Viasat Nature Eastern Europe and Baltics
- Country: Lithuania
- Broadcast area: Central Europe, Eastern Europe, Russia, Scandinavia and Commonwealth of Independent States, Lithuania
- Headquarters: London, United Kingdom

Programming
- Picture format: 4:3 (576i, SDTV) 16:9 (HDTV)

Ownership
- Owner: Viasat World LTD
- Sister channels: Viasat History, Viasat Explore

History
- Launched: 1994
- Closed: July 1, 2019 (Africa)
- Replaced by: Love Nature (on Zuku TV)
- Former names: TV6 (1994-1998) TV6 Nature World/Action World (1998-2002) Viasat Nature/Action (2002-2005) Viasat Nature/Crime (2005-2015)

Links
- Website: Viasat World

= Viasat Nature =

Television channel

Viasat Nature is a television channel owned by international media company, Viasat World LTD. The channel has a focus on animals and their owners, blue-chip, classic wildlife, ER and animal rescue, the natural world, and parks and sanctuaries. Viasat Nature is a 24-hour channel, broadcasting in Central and Eastern Europe, Russia, Scandinavia and Commonwealth of Independent States.

==History==
The channel has its origins in TV6, a Swedish women's channel started in 1994. As TV6, it was a television channel started by Kinnevik as a channel aimed at women. The channel showed TV shows such as Ricki Lake and Dynasty. During the daytime, the shopping channel TVG would broadcast on the same channel as TV6. In 1996 Kinnevik started the sports channel Sportkanalen, which broadcast on the same channel as TV6 during the weekend.

In 1998, the channel was changed into a pan-Nordic pay channel showing nature documentaries from 6 p.m. to 9 p.m. ("TV6 Nature World") and then action movies and series from 9 p.m. to midnight ("TV6 Action World"). In 2002, the channel was renamed and became Viasat Nature and Viasat Action.

Viasat Nature acquires programming from international distributors and production houses.

The content on Viasat Action was gradually shifted to include more crime series such as Law & Order and CSI. This strand was therefore rebranded into Viasat Crime on 1 October 2005. After several years as a six-hour channel, Viasat Nature/Crime extended its broadcasting hours on 1 February 2007. Viasat Nature would now broadcast from 6 a.m. to 8 p.m. when Viasat Crime took over and broadcast until midnight.
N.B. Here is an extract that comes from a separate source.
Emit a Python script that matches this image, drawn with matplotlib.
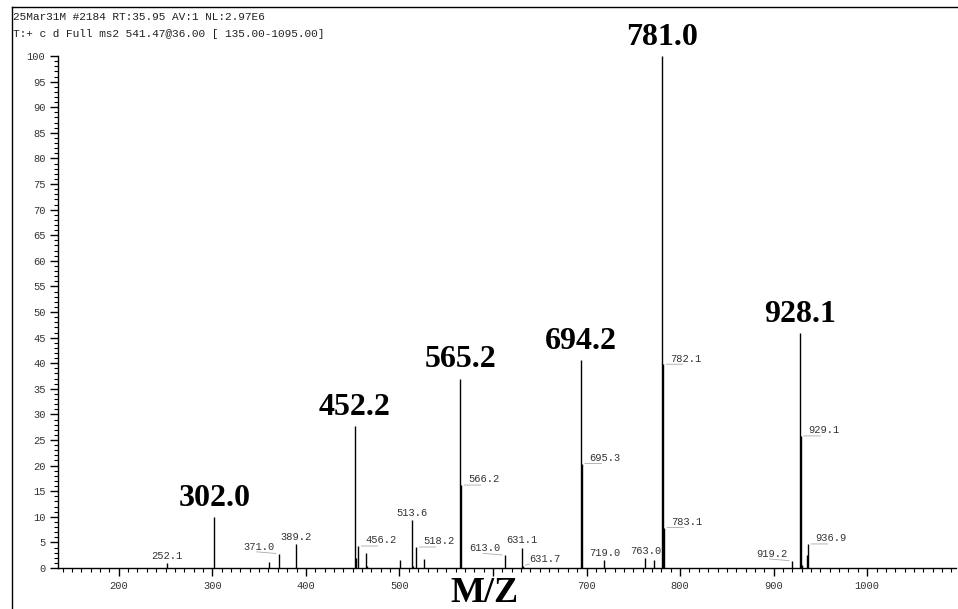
import matplotlib
matplotlib.use("Agg")
import matplotlib.pyplot as plt
from matplotlib.lines import Line2D
from matplotlib.ticker import MultipleLocator

# Spectre MS2 : positions m/z et intensites relatives
mz = [251.8, 302.0, 360.7, 371.0, 389.4, 452.2, 453.2, 456.2, 464.6, 465.5,
      500.8, 513.6, 514.5, 518.2, 525.8, 565.2, 566.2, 613.0, 631.1, 631.7,
      694.2, 695.3, 719.0, 763.0, 772.0, 781.0, 782.1, 783.1, 919.2, 928.1,
      929.1, 930.0, 935.2, 936.9]
intensite = [0.9, 10.0, 1.2, 2.8, 4.7, 27.8, 2.0, 4.3, 2.9, 0.4,
             1.6, 9.4, 0.4, 4.1, 1.7, 37.0, 16.2, 2.5, 4.0, 0.4,
             40.6, 20.4, 1.6, 2.0, 1.6, 100.0, 39.8, 7.9, 1.4, 45.9,
             25.8, 0.5, 2.5, 4.7]

# pics principaux (grandes etiquettes en gras)
pics_principaux = ["302.0", "452.2", "565.2", "694.2", "781.0", "928.1"]

# petites etiquettes : texte, position du pic, placement
petites_etiquettes = [
    ("252.1", 251.8, "centre"), ("371.0", 371.0, "gauche"),
    ("389.2", 389.4, "centre"), ("456.2", 456.2, "droite"),
    ("513.6", 513.6, "centre"), ("518.2", 518.2, "droite"),
    ("566.2", 566.2, "droite"), ("613.0", 613.0, "gauche"),
    ("631.1", 631.1, "centre"), ("631.7", 631.7, "bas"),
    ("695.3", 695.3, "droite"), ("719.0", 719.0, "centre"),
    ("763.0", 763.0, "centre"), ("782.1", 782.1, "droite"),
    ("783.1", 783.1, "droite"), ("919.2", 919.2, "gauche"),
    ("929.1", 929.1, "droite"), ("936.9", 936.9, "droite"),
]

# graduations x (600 cache par le titre M/Z dans l'original)
x_ticks = [200, 300, 400, 500, 600, 700, 800, 900, 1000]
x_tick_labels = ["200", "300", "400", "500", "", "700", "800", "900", "1000"]

entete = ["25Mar31M #2184 RT:35.95 AV:1 NL:2.97E6",
          "T:+ c d Full ms2 541.47@36.00 [ 135.00-1095.00]"]

fig = plt.figure(figsize=(9.58, 6.09), dpi=100)
ax = fig.add_axes([0.0605, 0.0673, 0.9375, 0.8407])

hauteur = dict(zip(mz, intensite))
ax.vlines(mz, 0, intensite, color="black", lw=1.0)

ax.set_xlim(135, 1095)
ax.set_ylim(0, 100)
for s in ["top", "right"]:
    ax.spines[s].set_visible(False)
ax.spines["left"].set_linewidth(1.0)
ax.spines["bottom"].set_linewidth(1.0)

ax.xaxis.set_minor_locator(MultipleLocator(10))
ax.yaxis.set_major_locator(MultipleLocator(5))
ax.yaxis.set_minor_locator(MultipleLocator(1))
ax.tick_params(which="major", length=6, width=1, colors="black", labelsize=7.5,
               labelcolor="#333333", pad=3)
ax.tick_params(which="minor", length=3, width=0.8)
ax.set_xticks(x_ticks)
ax.set_xticklabels(x_tick_labels)
for lab in ax.get_xticklabels() + ax.get_yticklabels():
    lab.set_family("Liberation Mono")

# grandes etiquettes
for txt in pics_principaux:
    x = float(txt)
    h = hauteur[x]
    ax.annotate(txt, (x, h), xytext=(0, 3), textcoords="offset points",
                ha="center", va="bottom", fontsize=23, fontweight="bold",
                family="Liberation Serif", annotation_clip=False)

# petites etiquettes avec traits de rappel gris
for txt, x, place in petites_etiquettes:
    h = hauteur[x]
    kw = dict(textcoords="offset points", fontsize=7.5, family="Liberation Mono",
              color="#333333", va="bottom")
    if place == "centre":
        ax.annotate(txt, (x, h), xytext=(0, 1.5), ha="center", **kw)
    elif place == "droite":
        ax.annotate(txt, (x, h), xytext=(5, 0.5), ha="left", **kw)
        ax.annotate("", (x, h), xytext=(16, 0), textcoords="offset points",
                    arrowprops=dict(arrowstyle="-", color="#aaaaaa", lw=0.6))
    elif place == "gauche":
        ax.annotate(txt, (x, h), xytext=(-3, 1.5), ha="right", **kw)
        ax.annotate("", (x, h), xytext=(-18, 1.5), textcoords="offset points",
                    arrowprops=dict(arrowstyle="-", color="#aaaaaa", lw=0.6))
    else:
        ax.annotate(txt, (x, h), xytext=(5, 1.5), ha="left", **kw)
        ax.annotate("", (x, h), xytext=(7, 2), textcoords="offset points",
                    arrowprops=dict(arrowstyle="-", color="#aaaaaa", lw=0.6))

fig.text(0.506, 0.012, "M/Z", ha="center", va="baseline", fontsize=26,
         fontweight="bold", family="Liberation Serif")

fig.text(0.014, 0.972, entete[0], ha="left", va="center", fontsize=8,
         family="Liberation Mono", color="#222222")
fig.text(0.014, 0.944, entete[1], ha="left", va="center", fontsize=8,
         family="Liberation Mono", color="#222222")

# cadre du haut et de gauche
fig.add_artist(Line2D([0.0125, 1.0], [0.988, 0.988], color="black", lw=1.0,
                      transform=fig.transFigure))
fig.add_artist(Line2D([0.0125, 0.0125], [0.0, 0.988], color="black", lw=1.0,
                      transform=fig.transFigure))

fig.savefig("out.png", dpi=100)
The channel has timeshared with many channels over the years. In its early years, the Swedish shopping channel TVG filled up much of the daytime schedule. In 1996, the sports channel Sportkanalen was broadcasting at the weekends. From 1997, Playboy TV has broadcast on the channel after midnight. Nickelodeon Scandinavia started broadcasting from 6 a.m. to 6 p.m. later, and continued to do so until 2007 when Viasat Nature extended its broadcasting hours.